Heat waves can be deadly, too. Without shady or air-conditioned shelter and regular hydration in triple digit heat, your body will start to shut down. At least three presumed homeless people died during a heatwave in Los Angeles this year. With more of these extreme weather events and natural disasters, homeless people are very vulnerable. And their numbers will continue to grow.
How to Help
In the short-term, you can help someone who is unsheltered during an extreme weather event. Encourage your city to establish cooling and warming centers for unsheltered people, and clean air respite centers during wildfires.
In the long-term, cities need to help serve their homeless populations much better by creating affordable housing and making sure everybody has a place to live, especially as people start migrating away from intense climates.
There are some cities who have rebuilt after natural disasters who can be looked to as an example. New Orleans suffered from a major homelessness crisis after Hurricane Katrina in 2005 and implemented housing policies as a result. In 2007, the city of New Orleans had more than 11,600 homeless people. By 2018, that number was down 90 percent.
Their efforts haven’t been perfect. Homelessness in New Orleans may be on the rise again.
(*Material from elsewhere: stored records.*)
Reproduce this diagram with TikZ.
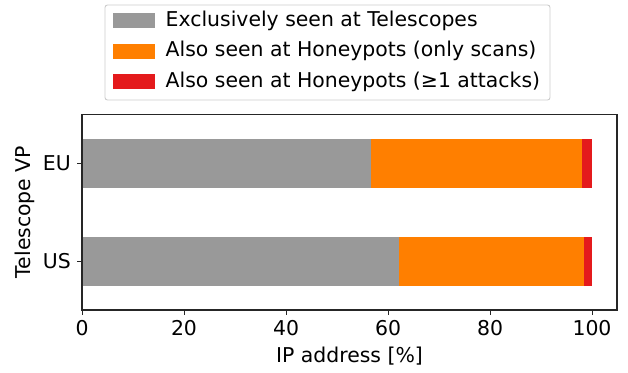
\documentclass[tikz,border=0pt]{standalone}
\usepackage{fontspec}
\setmainfont{DejaVu Sans}
\definecolor{cgray}{HTML}{999999}
\definecolor{corange}{HTML}{FF7F00}
\definecolor{cred}{HTML}{E41A1C}
\definecolor{cedge}{HTML}{CCCCCC}
\begin{document}
\begin{tikzpicture}[x=1pt,y=-1pt,
  lbl/.style={font=\fontsize{20.4}{24}\selectfont, inner sep=0pt},
  spine/.style={line width=1.1pt, black!85},
  tick/.style={line width=1pt, black!85}]
\useasboundingbox (0,0) rectangle (628,372);
% bars
\fill[cgray]   (82,139) rectangle (371.2,187.7);
\fill[corange] (371.2,139) rectangle (582,187.7);
\fill[cred]    (582,139) rectangle (592,187.7);
\fill[cgray]   (82,236.7) rectangle (399.2,285.7);
\fill[corange] (399.2,236.7) rectangle (584,285.7);
\fill[cred]    (584,236.7) rectangle (592,285.7);
% spines
\draw[spine] (82,114.7) rectangle (617,310);
% x ticks
\foreach \v [count=\i from 0] in {0,20,40,60,80,100} {
  \draw[tick] (82+\i*102,310) -- (82+\i*102,315);
  \node[lbl, anchor=north] (xt\i) at (82+\i*102,320) {\v};
}
% y ticks
\draw[tick] (77,163.3) -- (82,163.3);
\draw[tick] (77,261.2) -- (82,261.2);
\node[lbl, anchor=east] (yeu) at (71,163.3) {EU};
\node[lbl, anchor=east] (yus) at (71,261.2) {US};
% axis labels
\node[lbl, anchor=center] (xlab) at (349.5,356) {IP address [\%]};
\node[lbl, anchor=center, rotate=90] (ylab) at (25,212) {Telescope VP};
% legend
\draw[cedge, line width=0.9pt, rounded corners=2.5pt, fill=white] (105,5) rectangle (550,100);
\fill[cgray]   (113.3,13.3) rectangle (155,28.3);
\fill[corange] (113.3,43.7) rectangle (155,58.7);
\fill[cred]    (113.3,74.3) rectangle (155,89.3);
\node[lbl, anchor=west] (l1) at (165.5,20.8) {Exclusively seen at Telescopes};
\node[lbl, anchor=west] (l2) at (165.5,51.2) {Also seen at Honeypots (only scans)};
\node[lbl, anchor=west] (l3) at (165.5,81.8) {Also seen at Honeypots (≥1 attacks)};
\end{tikzpicture}
\end{document}
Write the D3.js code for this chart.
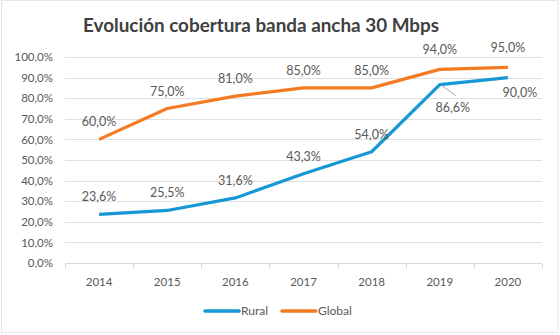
<!DOCTYPE html>
<html>
<head>
<meta charset="utf-8">
<script src="https://cdn.jsdelivr.net/npm/d3@7"></script>
<style>
  html, body { margin: 0; padding: 0; background: #fff; }
  svg text { font-family: Lato, "Open Sans", sans-serif; }
</style>
</head>
<body>
<div id="chart"></div>
<script>
// Data
var years = ['2014', '2015', '2016', '2017', '2018', '2019', '2020'];
var rural = [23.6, 25.5, 31.6, 43.3, 54.0, 86.6, 90.0];
var global = [60.0, 75.0, 81.0, 85.0, 85.0, 94.0, 95.0];
var yTicks = [0, 10, 20, 30, 40, 50, 60, 70, 80, 90, 100];
var seriesNames = ['Rural', 'Global'];

var W = 560, H = 335;
var margins = { top: 57, right: 18, bottom: 72, left: 65 };

var fmt = function(v) { return v.toFixed(1).replace('.', ',') + '%'; };

var svg = d3.select('#chart').append('svg')
    .attr('width', W)
    .attr('height', H);

// outer frame
svg.append('rect')
    .attr('x', 1.5).attr('y', 0.5)
    .attr('width', W - 3.5).attr('height', H - 3)
    .attr('fill', '#fff')
    .attr('stroke', '#e6e6e6');

svg.append('text')
    .attr('x', 261).attr('y', 32)
    .attr('text-anchor', 'middle')
    .attr('font-size', 19)
    .attr('font-weight', 700)
    .attr('fill', '#404040')
    .attr('textLength', 356)
    .attr('lengthAdjust', 'spacingAndGlyphs')
    .text('Evolución cobertura banda ancha 30 Mbps');

var x = d3.scaleBand()
    .domain(years)
    .range([margins.left, W - margins.right]);

var y = d3.scaleLinear()
    .domain([0, 100])
    .range([H - margins.bottom, margins.top]);

var cx = function(i) { return x(years[i]) + x.bandwidth() / 2; };

// gridlines
svg.append('g')
    .selectAll('line')
    .data(yTicks.slice(1))
    .enter().append('line')
    .attr('x1', margins.left).attr('x2', W - margins.right)
    .attr('y1', function(d) { return Math.round(y(d)) + 0.5; })
    .attr('y2', function(d) { return Math.round(y(d)) + 0.5; })
    .attr('stroke', '#e0e0e0')
    .attr('stroke-width', 1);

// y labels
var yAxis = d3.axisLeft(y)
    .tickValues(yTicks)
    .tickSize(0)
    .tickPadding(12)
    .tickFormat(fmt);
var gy = svg.append('g')
    .attr('transform', 'translate(' + margins.left + ',0)')
    .call(yAxis);
gy.select('.domain').remove();
gy.selectAll('text')
    .attr('font-size', 11.5)
    .attr('fill', '#595959');

// x axis
var xAxis = d3.axisBottom(x).tickSize(0).tickPadding(14);
var gx = svg.append('g')
    .attr('transform', 'translate(0,' + (Math.round(y(0)) + 0.5) + ')')
    .call(xAxis);
gx.select('.domain').attr('stroke', '#d9d9d9').attr('d', 'M' + margins.left + ',0H' + (W - margins.right));
gx.selectAll('text')
    .attr('font-size', 11.5)
    .attr('fill', '#595959');
// category boundary ticks
gx.append('g').selectAll('line')
    .data(d3.range(years.length + 1))
    .enter().append('line')
    .attr('x1', function(i) { return Math.round(margins.left + i * x.bandwidth()) + 0.5; })
    .attr('x2', function(i) { return Math.round(margins.left + i * x.bandwidth()) + 0.5; })
    .attr('y1', 0).attr('y2', 5)
    .attr('stroke', '#d9d9d9');

var line = d3.line()
    .x(function(d, i) { return cx(i); })
    .y(function(d) { return y(d); })
    .curve(d3.curveLinear);

var colors = { Rural: '#1598d4', Global: '#f47b22' };

svg.append('path')
    .datum(global)
    .attr('d', line)
    .attr('fill', 'none')
    .attr('stroke', colors.Global)
    .attr('stroke-width', 3.2)
    .attr('stroke-linejoin', 'round');

svg.append('path')
    .datum(rural)
    .attr('d', line)
    .attr('fill', 'none')
    .attr('stroke', colors.Rural)
    .attr('stroke-width', 3.2)
    .attr('stroke-linejoin', 'round');

// data labels
var labelStyle = function(sel) {
    sel.attr('font-size', 12.5)
        .attr('fill', '#595959')
        .attr('text-anchor', 'middle');
};

svg.append('g').selectAll('text')
    .data(global)
    .enter().append('text')
    .attr('x', function(d, i) { return cx(i); })
    .attr('y', function(d, i) { return y(d) - (i >= 5 ? 15 : 13); })
    .call(labelStyle)
    .text(fmt);

svg.append('g').selectAll('text')
    .data(rural)
    .enter().append('text')
    .attr('x', function(d, i) {
        if (i === 5) return cx(i) + 13;
        if (i === 6) return cx(i) + 12;
        return cx(i);
    })
    .attr('y', function(d, i) {
        if (i === 5) return y(d) + 27;
        if (i === 6) return y(d) + 19;
        return y(d) - 13;
    })
    .call(labelStyle)
    .text(fmt);

// leader line for 2019 rural label
svg.append('line')
    .attr('x1', cx(5) + 2).attr('y1', y(rural[5]) + 1)
    .attr('x2', cx(5) + 16).attr('y2', y(rural[5]) + 11)
    .attr('stroke', '#a6a6a6')
    .attr('stroke-width', 1);

// legend
var legend = svg.append('g')
    .attr('transform', 'translate(205,311)');
var legendX = [0, 77];
seriesNames.forEach(function(name, i) {
    var g = legend.append('g').attr('transform', 'translate(' + legendX[i] + ',0)');
    g.append('line')
        .attr('x1', 0).attr('x2', 34)
        .attr('y1', 0).attr('y2', 0)
        .attr('stroke', colors[name])
        .attr('stroke-width', 3.5)
        .attr('stroke-linecap', 'round');
    g.append('text')
        .attr('x', 36).attr('y', 4)
        .attr('font-size', 12)
        .attr('fill', '#595959')
        .text(name);
});
</script>
</body>
</html>
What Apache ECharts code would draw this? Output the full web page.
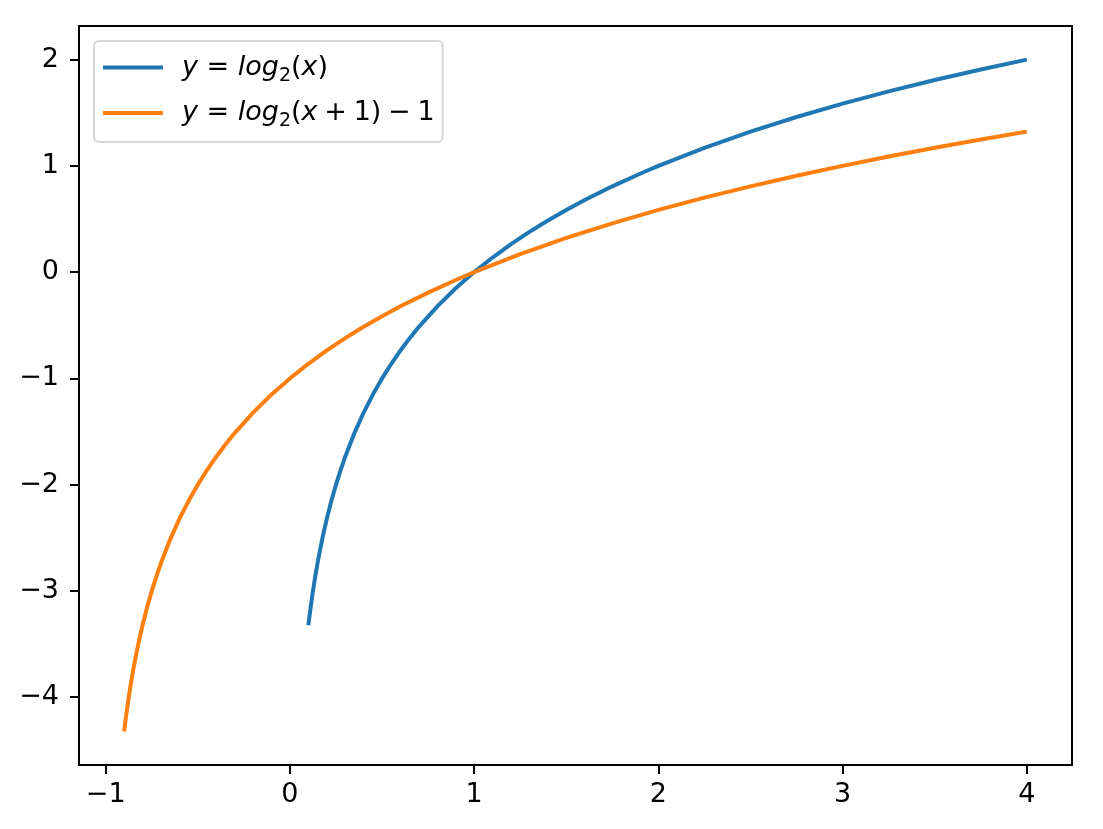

But their “housing first” method, which focuses just on providing homes and services to people in need without making them solve drug or mental health problems first, proved successful in the wake of the natural disaster.
End the Stigma
Stigmatizing homelessness is always harmful. And it’s becoming more so as homeless populations grow due to climate change, economic turmoil and an affordable housing crisis. Natural disasters could always strike, and you may be more vulnerable than you think.
It’s difficult for many people who haven’t experienced homelessness personally to envision what it might look like. Homeless people are seen as outsiders, regardless of their personal situation. It’s time to care for your neighbors who are unhoused. As climate change gets worse, you could be in their situation one day.